The story comes to a close in the final week before the decisive round of the French Presidential elections on May 8th. On May 4th Chirac declared to tumultuous applause from an election rally audience that the three remaining French hostages had been released to “Mr Stephani” in Beirut. On May 5th two members of the Action Service’s 11th Shock were killed during Operation Victor, a combined police/DGSE operation to liberate the 23 hostages (including the head of GIGN, the anti-terrorist police squad) held by Kanak FLNKS militants on the New Caledonian island of Cuvea. On May 6th the Defence Ministry announced the repatriation of Captain Dominique Prieur, the second DGSE agent confined to Hao atoll, and now conveniently pregnant. Although her baby is not due until the New Year, any pretext would do to allow for her return to France like her CO Major Mafart, now star pupil at the Ecole de Guerre…. (Le Monde 7 May 1988)

Postscript

Despite these last minute boosts to his campaign, Chirac suffered a decisive defeat in the election of May 8th. After Mitterand’s victory with 54% of the vote, the period of ‘co-habitation’ between Socialist President and Republican Prime Minister is over: Chirac resigned within a few days. The French vendetta starts a new stage back under a Socialist administration.
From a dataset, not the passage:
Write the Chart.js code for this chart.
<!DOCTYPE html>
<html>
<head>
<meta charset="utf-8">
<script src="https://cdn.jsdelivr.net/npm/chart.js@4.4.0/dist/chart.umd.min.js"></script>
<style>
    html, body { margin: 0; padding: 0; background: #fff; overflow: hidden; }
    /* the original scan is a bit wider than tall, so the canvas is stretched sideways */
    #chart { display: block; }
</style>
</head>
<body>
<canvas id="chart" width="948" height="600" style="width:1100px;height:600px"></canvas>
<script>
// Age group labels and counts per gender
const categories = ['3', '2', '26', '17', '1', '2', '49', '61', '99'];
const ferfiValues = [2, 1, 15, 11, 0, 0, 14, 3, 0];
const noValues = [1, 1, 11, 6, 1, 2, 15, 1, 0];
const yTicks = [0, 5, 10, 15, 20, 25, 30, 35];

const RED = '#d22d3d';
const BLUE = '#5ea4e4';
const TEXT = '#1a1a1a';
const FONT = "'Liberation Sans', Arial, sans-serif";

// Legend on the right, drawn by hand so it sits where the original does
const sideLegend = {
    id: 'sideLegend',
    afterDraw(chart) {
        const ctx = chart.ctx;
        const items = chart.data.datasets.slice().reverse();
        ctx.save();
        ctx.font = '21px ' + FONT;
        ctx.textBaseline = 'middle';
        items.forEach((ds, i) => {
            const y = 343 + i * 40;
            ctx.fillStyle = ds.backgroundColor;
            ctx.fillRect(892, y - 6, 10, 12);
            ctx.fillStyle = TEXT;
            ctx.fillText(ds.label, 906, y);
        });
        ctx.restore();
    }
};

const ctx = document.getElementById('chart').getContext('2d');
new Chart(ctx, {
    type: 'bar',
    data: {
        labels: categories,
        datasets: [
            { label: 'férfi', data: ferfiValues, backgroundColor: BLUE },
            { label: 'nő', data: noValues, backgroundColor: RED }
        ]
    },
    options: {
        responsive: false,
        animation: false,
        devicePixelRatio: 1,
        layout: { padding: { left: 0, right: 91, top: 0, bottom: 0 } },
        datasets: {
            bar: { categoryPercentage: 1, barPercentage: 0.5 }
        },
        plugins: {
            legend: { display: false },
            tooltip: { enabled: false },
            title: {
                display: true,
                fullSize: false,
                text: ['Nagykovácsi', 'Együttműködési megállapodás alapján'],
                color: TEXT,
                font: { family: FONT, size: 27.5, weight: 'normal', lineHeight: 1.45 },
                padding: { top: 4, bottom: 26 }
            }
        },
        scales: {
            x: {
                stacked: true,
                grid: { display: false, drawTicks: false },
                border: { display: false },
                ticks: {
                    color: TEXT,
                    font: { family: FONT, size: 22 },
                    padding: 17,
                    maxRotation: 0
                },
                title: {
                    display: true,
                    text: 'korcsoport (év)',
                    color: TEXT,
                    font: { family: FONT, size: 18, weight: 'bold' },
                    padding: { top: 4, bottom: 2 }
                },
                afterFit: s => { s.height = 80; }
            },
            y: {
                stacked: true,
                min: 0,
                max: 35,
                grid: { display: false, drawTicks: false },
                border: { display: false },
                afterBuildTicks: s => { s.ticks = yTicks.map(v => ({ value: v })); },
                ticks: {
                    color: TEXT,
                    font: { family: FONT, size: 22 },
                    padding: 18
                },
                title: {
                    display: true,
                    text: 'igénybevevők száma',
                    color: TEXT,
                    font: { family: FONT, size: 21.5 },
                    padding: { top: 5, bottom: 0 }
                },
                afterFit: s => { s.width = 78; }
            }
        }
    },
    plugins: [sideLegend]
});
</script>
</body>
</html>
The new Socialist government will not have an easy time of things: all France clamours to know what price was paid for the release of the last three hostages. The DGSE is embroiled in another scandal like the SAS in Gibraltar. It seems that several of the FLNKS militants killed during Operation Victor were unarmed and had been shot down in cold blood. As in 1981, the DGSE may not be so obedient a servant for the Socialist government. After all, it is Chirac’s man, General Mermet, who has just taken over …….

Further Reading

La Piscine (1944-84), Roger Faligot and Pascal Krop, Seuil 1985 – the only in-depth work drawn from accounts of SDECE/DGSE staff.

Affaires d’etat 1981-1987, Henry Allainmat/Gilbert Lecavelier, Albin Michel, 1987 – two journalists sharpen their anti-Socialist axe in a useful if slanted resume of the scandals of the Mitterand period.